The Global Recession of 2007

According to the World Bank, in 2012, the official poverty rate in Jamaica fell just shy of 20 percent. Conditions in Jamaica have improved in the last quarter century; the poverty rate at one point topped 30 percent. Yet, recently the number of Jamaicans living in poverty has increased. A look to economic indicator data illuminates some of the causes of poverty in Jamaica.

The poverty rate was 9.9 percent in 2007 — the lowest it’s ever been since the World Bank started collecting data. The year after, incomes across the world suffered and as tourism is and was the island’s main draw, Jamaica suffered from higher unemployment due to a drop off in visitors. In 2007 the unemployment rate was 9.3 percent and in the following years climbed to a high of 15.25 percent in 2013. In the last four years, employment has rebounded somewhat to where it sits now at 13.8 percent.

Aside from the 2007 financial crisis and subsequent shock to the economy, Jamaica has been one of the slowest Caribbean nations to recover. In the past five years Jamaica has, on average, realized a half of a percentage of annual GDP growth. Slow growth compounded with a high unemployment rate is just one of the causes of poverty in Jamaica.

Education

While Jamaica’s average growth hasn’t been stellar, it’s been growing recently, even topping 1.6 percent in 2016. This bodes well for Jamaican Prime Minister Holness, who recently committed to growth for all Jamaicans, starting with the education system which is in and of itself one of the main causes of poverty in Jamaica.
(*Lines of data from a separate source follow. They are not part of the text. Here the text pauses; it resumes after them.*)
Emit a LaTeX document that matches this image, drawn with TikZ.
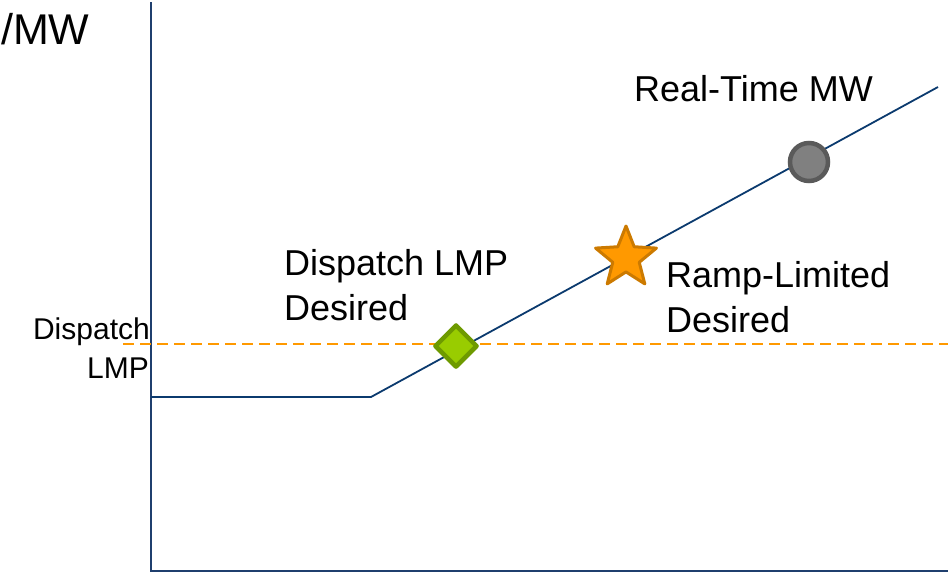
\documentclass[tikz,border=0pt]{standalone}
\usepackage{fontspec}
\setmainfont{Liberation Sans}
\usetikzlibrary{shapes.geometric}
\definecolor{axisblue}{HTML}{1F3F6E}
\definecolor{curveblue}{HTML}{0B3A6E}
\definecolor{dashorange}{HTML}{FF9900}
\definecolor{dfill}{HTML}{99CC00}
\definecolor{dborder}{HTML}{6E9A00}
\definecolor{sfill}{HTML}{FF9900}
\definecolor{sborder}{HTML}{CC7A00}
\definecolor{cfill}{HTML}{808080}
\definecolor{cborder}{HTML}{5A5A5A}
\tikzset{
  axisline/.style={draw=axisblue, line width=2.4pt},
  curveline/.style={draw=curveblue, line width=1.8pt},
  lmpline/.style={draw=dashorange, line width=1.8pt, dash pattern=on 11pt off 6pt},
  biglabel/.style={inner sep=0pt, font=\fontsize{36}{45}\selectfont, align=left},
  smalllabel/.style={inner sep=0pt, font=\fontsize{30}{38}\selectfont, align=right},
  diamondmark/.style={diamond, draw=dborder, fill=dfill, line width=4.5pt, line join=round, inner sep=0pt, minimum width=43pt, minimum height=43pt},
  starmark/.style={star, star points=5, star point ratio=2.3, draw=sborder, fill=sfill, line width=3pt, line join=round, inner sep=0pt, minimum size=64pt},
  circlemark/.style={circle, draw=cborder, fill=cfill, line width=4.5pt, inner sep=0pt, minimum size=38pt}
}
\begin{document}
\begin{tikzpicture}[x=1pt,y=-1pt]
\useasboundingbox (0,0) rectangle (948,576);
% axes
\coordinate (otop) at (151,2);
\coordinate (orig) at (151,571);
\coordinate (xend) at (948,571);
\draw[axisline] (otop) -- (orig) -- (xend);
% dispatch LMP dashed line
\coordinate (lmpL) at (123,344);
\coordinate (lmpR) at (948,344);
\draw[lmpline] (lmpL) -- (lmpR);
% offer curve
\coordinate (c0) at (151,397);
\coordinate (c1) at (371,397);
\coordinate (c2) at (938,87);
\draw[curveline, line join=miter] (c0) -- (c1) -- (c2);
% markers
\node[diamondmark] (dmark) at (456,346) {};
\node[starmark] (smark) at (626,258) {};
\node[circlemark] (cmark) at (809,162) {};
% labels
\node[inner sep=0pt, font=\fontsize{43}{50}\selectfont, anchor=base west] (ylab) at (1,44) {/MW};
\node[biglabel, anchor=base west] (rtlab) at (634,101) {Real-Time MW};
\node[biglabel, anchor=base west] (dlab1) at (284,275) {Dispatch LMP};
\node[biglabel, anchor=base west] (dlab2) at (284,320) {Desired};
\node[biglabel, anchor=base west] (rlab1) at (666,287) {Ramp-Limited};
\node[biglabel, anchor=base west] (rlab2) at (666,332) {Desired};
\node[smalllabel, anchor=base east] (lmplab1) at (150,339) {Dispatch};
\node[smalllabel, anchor=base east] (lmplab2) at (149,378) {LMP};
\end{tikzpicture}
\end{document}
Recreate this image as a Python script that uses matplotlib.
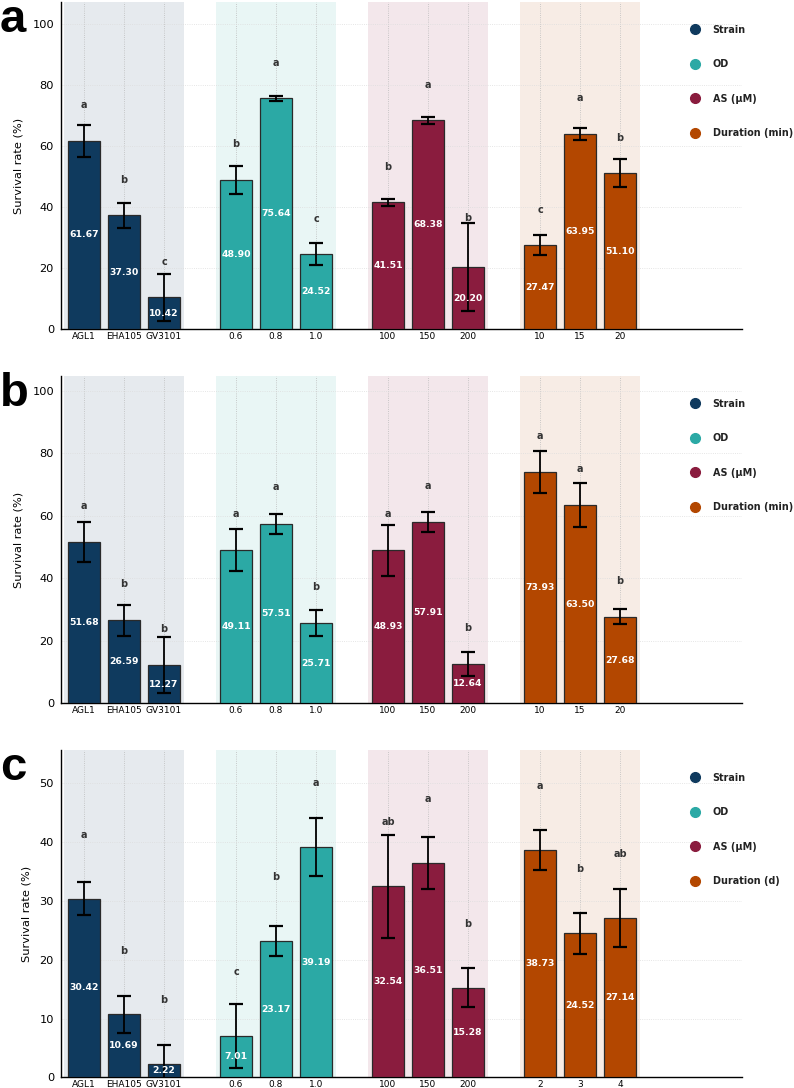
import matplotlib
matplotlib.use("Agg")
import matplotlib.pyplot as plt
from matplotlib.lines import Line2D
import numpy as np

# ---------------- data ----------------
strain_labels = ["AGL1", "EHA105", "GV3101"]
od_labels = ["0.6", "0.8", "1.0"]
as_labels = ["100", "150", "200"]
dur_labels_min = ["10", "15", "20"]
dur_labels_d = ["2", "3", "4"]

group_names_ab = ["Strain", "OD", "AS (μM)", "Duration (min)"]
group_names_c = ["Strain", "OD", "AS (μM)", "Duration (d)"]

# panel a
a_means = [61.67, 37.30, 10.42, 48.90, 75.64, 24.52, 41.51, 68.38, 20.20, 27.47, 63.95, 51.10]
a_sds = [5.2, 4.1, 7.7, 4.5, 0.9, 3.6, 1.2, 1.2, 14.4, 3.2, 2.1, 4.6]
a_letters = ["a", "b", "c", "b", "a", "c", "b", "a", "b", "c", "a", "b"]

# panel b
b_means = [51.68, 26.59, 12.27, 49.11, 57.51, 25.71, 48.93, 57.91, 12.64, 73.93, 63.50, 27.68]
b_sds = [6.5, 5.0, 9.0, 6.7, 3.2, 4.1, 8.2, 3.2, 3.8, 6.7, 6.9, 2.4]
b_letters = ["a", "b", "b", "a", "a", "b", "a", "a", "b", "a", "a", "b"]

# panel c
c_means = [30.42, 10.69, 2.22, 7.01, 23.17, 39.19, 32.54, 36.51, 15.28, 38.73, 24.52, 27.14]
c_sds = [2.75, 3.2, 3.2, 5.45, 2.5, 4.95, 8.75, 4.45, 3.35, 3.4, 3.5, 4.9]
c_letters = ["a", "b", "b", "c", "b", "a", "ab", "a", "b", "a", "b", "ab"]

colors = ["#0F3A5E", "#2BA9A5", "#8A1C3E", "#B34700"]

# ---------------- figure ----------------
fig = plt.figure(figsize=(7.94, 10.88), dpi=100)

L, R = 61 / 794, 742 / 794
panels = [
    ("a", a_means, a_sds, a_letters, dur_labels_min, group_names_ab, 107.2, 329, 2, [0, 20, 40, 60, 80, 100]),
    ("b", b_means, b_sds, b_letters, dur_labels_min, group_names_ab, 104.8, 703.3, 376, [0, 20, 40, 60, 80, 100]),
    ("c", c_means, c_sds, c_letters, dur_labels_d, group_names_c, 55.7, 1077.3, 750, [0, 10, 20, 30, 40, 50]),
]

H = 1088
gap = 0.8
for tag, means, sds, letters, durlabels, gnames, ytop, ybot_px, ytop_px, yticks in panels:
    ax = fig.add_axes([L, 1 - ybot_px / H, R - L, (ybot_px - ytop_px) / H])
    labels = strain_labels + od_labels + as_labels + durlabels
    x = []
    for g in range(4):
        for i in range(3):
            x.append(g * (3 + gap) + i)
    x = np.array(x)
    for g in range(4):
        start = g * (3 + gap)
        ax.axvspan(start - 0.5, start + 2.5, color=colors[g], alpha=0.1, lw=0, zorder=0)
    bar_colors = [colors[i // 3] for i in range(12)]
    ax.bar(x, means, width=0.8, color=bar_colors, edgecolor="#2a2a2a", linewidth=0.9, zorder=3)
    ax.errorbar(x, means, yerr=sds, fmt="none", ecolor="black", elinewidth=1.3,
                capsize=5, capthick=1.6, zorder=4)
    for xi, m, s, lt in zip(x, means, sds, letters):
        ax.text(xi, max(m + 10, m + s), lt, ha="center", va="bottom",
                fontsize=7, fontweight="bold", color="#333333", zorder=5)
        ax.text(xi, m / 2, f"{m:.2f}", ha="center", va="center",
                fontsize=6.7, fontweight="bold", color="white", zorder=5)
    ax.set_xlim(-0.575, 16.45)
    ax.set_ylim(0, ytop)
    ax.set_yticks(yticks)
    ax.set_xticks(x)
    ax.set_xticklabels(labels, fontsize=6.5)
    ax.tick_params(axis="y", labelsize=8.2, length=0, pad=5)
    ax.tick_params(axis="x", length=0, pad=2)
    ax.set_ylabel("Survival rate (%)", fontsize=8.2, labelpad=6)
    ax.grid(True, axis="y", linestyle=":", linewidth=0.6, color="#dddddd", zorder=1)
    ax.grid(True, axis="x", linestyle=":", linewidth=0.6, color="#bbbbbb", zorder=1)
    ax.set_axisbelow(True)
    for sp in ["top", "right"]:
        ax.spines[sp].set_visible(False)
    ax.spines["left"].set_linewidth(1.0)
    ax.spines["bottom"].set_linewidth(1.0)

    handles = [Line2D([0], [0], marker="o", linestyle="none", markersize=7,
                      markerfacecolor=c, markeredgecolor=c) for c in colors]
    leg = ax.legend(handles, gnames, loc="upper left", bbox_to_anchor=(0.919, 0.942),
                    frameon=False, labelspacing=2.55, handletextpad=1.3,
                    handlelength=1.0, borderaxespad=0,
                    prop={"size": 6.9, "weight": "bold"})
    for t in leg.get_texts():
        t.set_color("#222222")

    fig.text(0.0, 1 - (ytop_px - 4) / H, tag, ha="left", va="top",
             fontsize=34, fontweight="bold", family=["Liberation Sans", "DejaVu Sans"])

fig.savefig("out.png", dpi=100)
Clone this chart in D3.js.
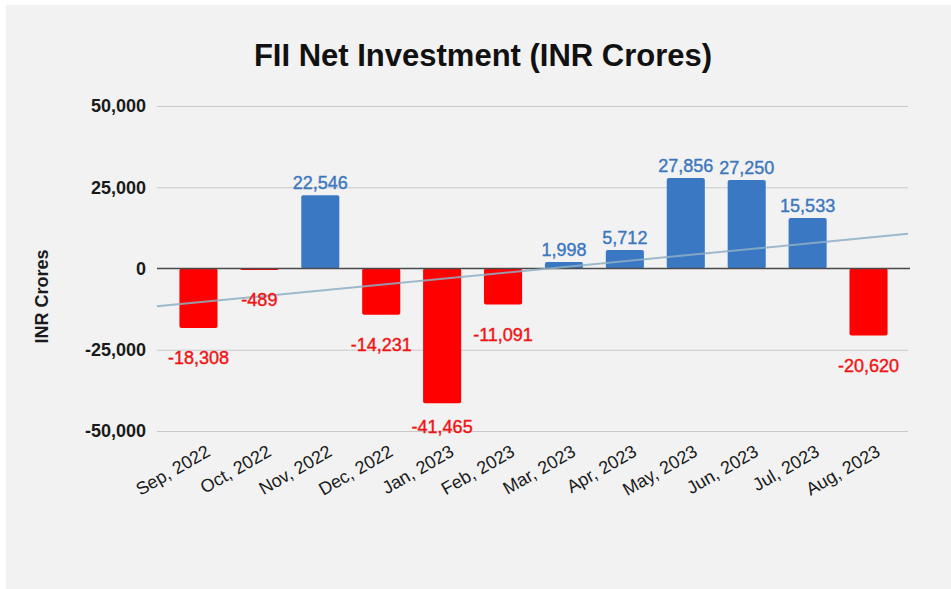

“The fees are not obligatory, and no child should be discriminated against by virtue of their economic circumstances.” Holness said to the Jamaican press on August 24.

The fees in question are registration fees that families have to pay to send their children to school. On top of said fees, the Jamaican government doesn’t currently cover other expenses associated with schooling. As a result, many children can’t afford to attend school and obtain the formal education usually associated with and correlated to climbing the socioeconomic ladder.

A Positive Forecast

The World Bank, in a recent press release, forecasted further and more accelerated economic growth in Jamaica. Aided by growth in the U.S., lower energy costs and a more fervent investment environment, the Jamaican GDP is forecasted to grow by two percentage points in 2017.

Coupled with the progressive anti-poverty policies of PM Holness plans on tackling the causes of poverty in Jamaica. Employment will experience an uptick as the economy grows and lowering the barriers to education will lead to a more productive and healthy Jamaica in the long run.